People are really excited to see Poilievre fail (more). The whole what Liberals are doing in government seems to be a distant second interest.

So many people looking at the trade announcements and MOU's being announced are saying things like "yeah, but those are just announcements...nothing will actually come from them then Canadians will turn on Carney and then we'll beat him".

It's like they'd rather see the country suffer rather than see their political opponent succeed. Demonstrates the sad state of political discourse these days.
I'm one of the most guilty, if not top dog, here.

It's a relief when a bunch of privates go on a tasking to another country and don't make a fool of themselves. It's not a metric we (should) have to hold to our PM - but we all know about Trudeaus follies.

It's true some of us just want to see the world burn and we'll always find things to lament about in government. Others simply aren't impressed anymore by shaking hands and pinky promises.
 
Carney might now have a majority, but it doesn’t solve his problem of a caucus full of Trudeau re-treads.

You're intentionally ignoring my point to further your partisan point. We get it, you dislike PP.

As I said, neither got a majority, so both were "rejected" by the Canadian electorate. That was my point.

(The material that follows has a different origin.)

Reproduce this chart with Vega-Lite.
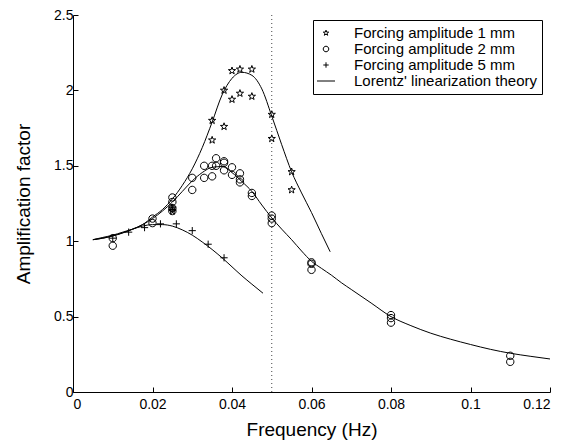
{
  "$schema": "https://vega.github.io/schema/vega-lite/v6.json",
  "width": 477,
  "height": 377,
  "autosize": {"type": "none"},
  "padding": {"left": 73, "top": 15, "right": 17, "bottom": 51},
  "background": "white",
  "config": {
    "view": {"stroke": null},
    "font": "Liberation Sans",
    "axis": {
      "grid": false,
      "domainColor": "black",
      "domainWidth": 1,
      "tickColor": "black",
      "tickSize": -5,
      "tickWidth": 1,
      "labelColor": "black",
      "labelFont": "Liberation Sans",
      "labelFontSize": 14,
      "titleColor": "black",
      "titleFont": "Liberation Sans",
      "titleFontSize": 19,
      "titleFontWeight": "normal"
    }
  },
  "datasets": {
    "pts": [
      {"f": 0.025, "a": 1.20, "series": "Forcing amplitude 1 mm"},
      {"f": 0.025, "a": 1.22, "series": "Forcing amplitude 1 mm"},
      {"f": 0.035, "a": 1.80, "series": "Forcing amplitude 1 mm"},
      {"f": 0.035, "a": 1.67, "series": "Forcing amplitude 1 mm"},
      {"f": 0.038, "a": 2.00, "series": "Forcing amplitude 1 mm"},
      {"f": 0.038, "a": 1.76, "series": "Forcing amplitude 1 mm"},
      {"f": 0.040, "a": 2.13, "series": "Forcing amplitude 1 mm"},
      {"f": 0.040, "a": 1.94, "series": "Forcing amplitude 1 mm"},
      {"f": 0.042, "a": 2.14, "series": "Forcing amplitude 1 mm"},
      {"f": 0.042, "a": 1.98, "series": "Forcing amplitude 1 mm"},
      {"f": 0.045, "a": 2.14, "series": "Forcing amplitude 1 mm"},
      {"f": 0.045, "a": 1.96, "series": "Forcing amplitude 1 mm"},
      {"f": 0.050, "a": 1.84, "series": "Forcing amplitude 1 mm"},
      {"f": 0.050, "a": 1.68, "series": "Forcing amplitude 1 mm"},
      {"f": 0.055, "a": 1.46, "series": "Forcing amplitude 1 mm"},
      {"f": 0.055, "a": 1.34, "series": "Forcing amplitude 1 mm"},
      {"f": 0.010, "a": 1.02, "series": "Forcing amplitude 2 mm"},
      {"f": 0.010, "a": 0.97, "series": "Forcing amplitude 2 mm"},
      {"f": 0.020, "a": 1.15, "series": "Forcing amplitude 2 mm"},
      {"f": 0.020, "a": 1.12, "series": "Forcing amplitude 2 mm"},
      {"f": 0.025, "a": 1.29, "series": "Forcing amplitude 2 mm"},
      {"f": 0.025, "a": 1.26, "series": "Forcing amplitude 2 mm"},
      {"f": 0.025, "a": 1.22, "series": "Forcing amplitude 2 mm"},
      {"f": 0.025, "a": 1.20, "series": "Forcing amplitude 2 mm"},
      {"f": 0.030, "a": 1.42, "series": "Forcing amplitude 2 mm"},
      {"f": 0.030, "a": 1.34, "series": "Forcing amplitude 2 mm"},
      {"f": 0.033, "a": 1.50, "series": "Forcing amplitude 2 mm"},
      {"f": 0.033, "a": 1.42, "series": "Forcing amplitude 2 mm"},
      {"f": 0.035, "a": 1.50, "series": "Forcing amplitude 2 mm"},
      {"f": 0.035, "a": 1.43, "series": "Forcing amplitude 2 mm"},
      {"f": 0.036, "a": 1.55, "series": "Forcing amplitude 2 mm"},
      {"f": 0.036, "a": 1.50, "series": "Forcing amplitude 2 mm"},
      {"f": 0.038, "a": 1.53, "series": "Forcing amplitude 2 mm"},
      {"f": 0.038, "a": 1.52, "series": "Forcing amplitude 2 mm"},
      {"f": 0.038, "a": 1.47, "series": "Forcing amplitude 2 mm"},
      {"f": 0.040, "a": 1.49, "series": "Forcing amplitude 2 mm"},
      {"f": 0.040, "a": 1.44, "series": "Forcing amplitude 2 mm"},
      {"f": 0.042, "a": 1.45, "series": "Forcing amplitude 2 mm"},
      {"f": 0.042, "a": 1.41, "series": "Forcing amplitude 2 mm"},
      {"f": 0.042, "a": 1.39, "series": "Forcing amplitude 2 mm"},
      {"f": 0.045, "a": 1.32, "series": "Forcing amplitude 2 mm"},
      {"f": 0.045, "a": 1.30, "series": "Forcing amplitude 2 mm"},
      {"f": 0.050, "a": 1.17, "series": "Forcing amplitude 2 mm"},
      {"f": 0.050, "a": 1.15, "series": "Forcing amplitude 2 mm"},
      {"f": 0.050, "a": 1.12, "series": "Forcing amplitude 2 mm"},
      {"f": 0.060, "a": 0.86, "series": "Forcing amplitude 2 mm"},
      {"f": 0.060, "a": 0.85, "series": "Forcing amplitude 2 mm"},
      {"f": 0.060, "a": 0.81, "series": "Forcing amplitude 2 mm"},
      {"f": 0.080, "a": 0.51, "series": "Forcing amplitude 2 mm"},
      {"f": 0.080, "a": 0.49, "series": "Forcing amplitude 2 mm"},
      {"f": 0.080, "a": 0.46, "series": "Forcing amplitude 2 mm"},
      {"f": 0.110, "a": 0.24, "series": "Forcing amplitude 2 mm"},
      {"f": 0.110, "a": 0.20, "series": "Forcing amplitude 2 mm"},
      {"f": 0.010, "a": 1.02, "series": "Forcing amplitude 5 mm"},
      {"f": 0.014, "a": 1.06, "series": "Forcing amplitude 5 mm"},
      {"f": 0.018, "a": 1.09, "series": "Forcing amplitude 5 mm"},
      {"f": 0.022, "a": 1.115, "series": "Forcing amplitude 5 mm"},
      {"f": 0.025, "a": 1.21, "series": "Forcing amplitude 5 mm"},
      {"f": 0.026, "a": 1.115, "series": "Forcing amplitude 5 mm"},
      {"f": 0.030, "a": 1.07, "series": "Forcing amplitude 5 mm"},
      {"f": 0.034, "a": 0.98, "series": "Forcing amplitude 5 mm"},
      {"f": 0.038, "a": 0.89, "series": "Forcing amplitude 5 mm"}
    ],
    "curves": [
      {"f": 0.005, "a": 1.01, "curve": "1 mm"},
      {"f": 0.0075, "a": 1.02, "curve": "1 mm"},
      {"f": 0.01, "a": 1.035, "curve": "1 mm"},
      {"f": 0.0125, "a": 1.055, "curve": "1 mm"},
      {"f": 0.015, "a": 1.08, "curve": "1 mm"},
      {"f": 0.0175, "a": 1.11, "curve": "1 mm"},
      {"f": 0.02, "a": 1.16, "curve": "1 mm"},
      {"f": 0.0225, "a": 1.21, "curve": "1 mm"},
      {"f": 0.025, "a": 1.28, "curve": "1 mm"},
      {"f": 0.0275, "a": 1.37, "curve": "1 mm"},
      {"f": 0.03, "a": 1.48, "curve": "1 mm"},
      {"f": 0.0325, "a": 1.62, "curve": "1 mm"},
      {"f": 0.035, "a": 1.79, "curve": "1 mm"},
      {"f": 0.0375, "a": 1.97, "curve": "1 mm"},
      {"f": 0.04, "a": 2.08, "curve": "1 mm"},
      {"f": 0.0425, "a": 2.12, "curve": "1 mm"},
      {"f": 0.045, "a": 2.10, "curve": "1 mm"},
      {"f": 0.0475, "a": 2.01, "curve": "1 mm"},
      {"f": 0.05, "a": 1.83, "curve": "1 mm"},
      {"f": 0.0525, "a": 1.64, "curve": "1 mm"},
      {"f": 0.055, "a": 1.46, "curve": "1 mm"},
      {"f": 0.0575, "a": 1.32, "curve": "1 mm"},
      {"f": 0.06, "a": 1.19, "curve": "1 mm"},
      {"f": 0.0625, "a": 1.05, "curve": "1 mm"},
      {"f": 0.0647, "a": 0.93, "curve": "1 mm"},
      {"f": 0.005, "a": 1.01, "curve": "2 mm"},
      {"f": 0.0075, "a": 1.02, "curve": "2 mm"},
      {"f": 0.01, "a": 1.035, "curve": "2 mm"},
      {"f": 0.0125, "a": 1.055, "curve": "2 mm"},
      {"f": 0.015, "a": 1.08, "curve": "2 mm"},
      {"f": 0.0175, "a": 1.11, "curve": "2 mm"},
      {"f": 0.02, "a": 1.15, "curve": "2 mm"},
      {"f": 0.0225, "a": 1.2, "curve": "2 mm"},
      {"f": 0.025, "a": 1.26, "curve": "2 mm"},
      {"f": 0.0275, "a": 1.33, "curve": "2 mm"},
      {"f": 0.03, "a": 1.40, "curve": "2 mm"},
      {"f": 0.0325, "a": 1.455, "curve": "2 mm"},
      {"f": 0.035, "a": 1.49, "curve": "2 mm"},
      {"f": 0.0375, "a": 1.495, "curve": "2 mm"},
      {"f": 0.04, "a": 1.455, "curve": "2 mm"},
      {"f": 0.0425, "a": 1.395, "curve": "2 mm"},
      {"f": 0.045, "a": 1.33, "curve": "2 mm"},
      {"f": 0.0475, "a": 1.24, "curve": "2 mm"},
      {"f": 0.05, "a": 1.155, "curve": "2 mm"},
      {"f": 0.0525, "a": 1.08, "curve": "2 mm"},
      {"f": 0.055, "a": 1.01, "curve": "2 mm"},
      {"f": 0.0575, "a": 0.935, "curve": "2 mm"},
      {"f": 0.06, "a": 0.867, "curve": "2 mm"},
      {"f": 0.0625, "a": 0.82, "curve": "2 mm"},
      {"f": 0.065, "a": 0.775, "curve": "2 mm"},
      {"f": 0.0675, "a": 0.725, "curve": "2 mm"},
      {"f": 0.07, "a": 0.68, "curve": "2 mm"},
      {"f": 0.075, "a": 0.59, "curve": "2 mm"},
      {"f": 0.08, "a": 0.50, "curve": "2 mm"},
      {"f": 0.085, "a": 0.44, "curve": "2 mm"},
      {"f": 0.09, "a": 0.39, "curve": "2 mm"},
      {"f": 0.095, "a": 0.35, "curve": "2 mm"},
      {"f": 0.1, "a": 0.315, "curve": "2 mm"},
      {"f": 0.105, "a": 0.283, "curve": "2 mm"},
      {"f": 0.11, "a": 0.257, "curve": "2 mm"},
      {"f": 0.115, "a": 0.237, "curve": "2 mm"},
      {"f": 0.12, "a": 0.219, "curve": "2 mm"},
      {"f": 0.005, "a": 1.01, "curve": "5 mm"},
      {"f": 0.0075, "a": 1.025, "curve": "5 mm"},
      {"f": 0.01, "a": 1.04, "curve": "5 mm"},
      {"f": 0.0125, "a": 1.06, "curve": "5 mm"},
      {"f": 0.015, "a": 1.08, "curve": "5 mm"},
      {"f": 0.0175, "a": 1.10, "curve": "5 mm"},
      {"f": 0.02, "a": 1.11, "curve": "5 mm"},
      {"f": 0.0225, "a": 1.11, "curve": "5 mm"},
      {"f": 0.025, "a": 1.10, "curve": "5 mm"},
      {"f": 0.0275, "a": 1.075, "curve": "5 mm"},
      {"f": 0.03, "a": 1.04, "curve": "5 mm"},
      {"f": 0.0325, "a": 0.995, "curve": "5 mm"},
      {"f": 0.035, "a": 0.945, "curve": "5 mm"},
      {"f": 0.0375, "a": 0.89, "curve": "5 mm"},
      {"f": 0.04, "a": 0.83, "curve": "5 mm"},
      {"f": 0.0425, "a": 0.77, "curve": "5 mm"},
      {"f": 0.045, "a": 0.715, "curve": "5 mm"},
      {"f": 0.0478, "a": 0.655, "curve": "5 mm"}
    ]
  },
  "layer": [
    {
      "data": {"values": [{"f": 0.05}]},
      "mark": {"type": "rule", "color": "#444", "strokeWidth": 1, "strokeDash": [1, 3]},
      "encoding": {
        "x": {"field": "f", "type": "quantitative", "scale": {"domain": [0, 0.12], "nice": false}}
      }
    },
    {
      "data": {"name": "curves"},
      "mark": {"type": "line", "color": "black", "strokeWidth": 1, "interpolate": "monotone"},
      "encoding": {
        "x": {"field": "f", "type": "quantitative", "scale": {"domain": [0, 0.12], "nice": false},
              "axis": {"title": "Frequency (Hz)", "values": [0, 0.02, 0.04, 0.06, 0.08, 0.1, 0.12], "format": "~g", "labelPadding": 10, "titlePadding": 9}},
        "y": {"field": "a", "type": "quantitative", "scale": {"domain": [0, 2.5], "nice": false},
              "axis": {"title": "Amplification factor", "values": [0, 0.5, 1, 1.5, 2, 2.5], "format": "~g", "labelPadding": 5, "titlePadding": 20}},
        "detail": {"field": "curve", "type": "nominal"}
      }
    },
    {
      "data": {"name": "pts"},
      "mark": {"type": "point", "filled": false, "stroke": "black", "strokeWidth": 1, "size": 400, "opacity": 1},
      "encoding": {
        "x": {"field": "f", "type": "quantitative"},
        "y": {"field": "a", "type": "quantitative"},
        "shape": {
          "field": "series",
          "type": "nominal",
          "scale": {
            "domain": ["Forcing amplitude 1 mm", "Forcing amplitude 2 mm", "Forcing amplitude 5 mm", "Lorentz' linearization theory"],
            "range": [
              "M0,-0.38L0.088,-0.121L0.361,-0.117L0.143,0.046L0.223,0.307L0,0.15L-0.223,0.307L-0.143,0.046L-0.361,-0.117L-0.088,-0.121Z",
              "M-0.37,0A0.37,0.37 0 1,0 0.37,0A0.37,0.37 0 1,0 -0.37,0Z",
              "M-0.36,0L0.36,0M0,-0.36L0,0.36",
              "M-1.2,0L1.2,0"
            ]
          },
          "legend": {
            "title": null,
            "orient": "none",
            "legendX": 240,
            "legendY": 5,
            "strokeColor": "black",
            "fillColor": "white",
            "padding": 5,
            "labelFont": "Liberation Sans",
            "labelFontSize": 15,
            "labelColor": "black",
            "labelLimit": 400,
            "labelOffset": 20,
            "symbolSize": 225,
            "symbolStrokeWidth": 1,
            "symbolStrokeColor": "black",
            "symbolFillColor": "transparent",
            "rowPadding": 0
          }
        }
      }
    }
  ]
}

By that metric, all parties and leaders have been rejected by voters since 1988. The last absolute majority was Brian Mulroney and the old PC’s.
 
Those same people voted for a guy with a 17 page policy book that was mostly pictures of him and his wife and fancy slogans. Partisanship will always trump substance for some.
I think the CPC had 30 pages in their policy book and 17 pictures of Poilievre. LPC had twice the pages with just one Carney picture.

It's funny. Poilievre gets attacked for not being personable and being too mean. Too drab. So he adds some family pictures and colour. Then he gets called out for having pictures. What a sucker.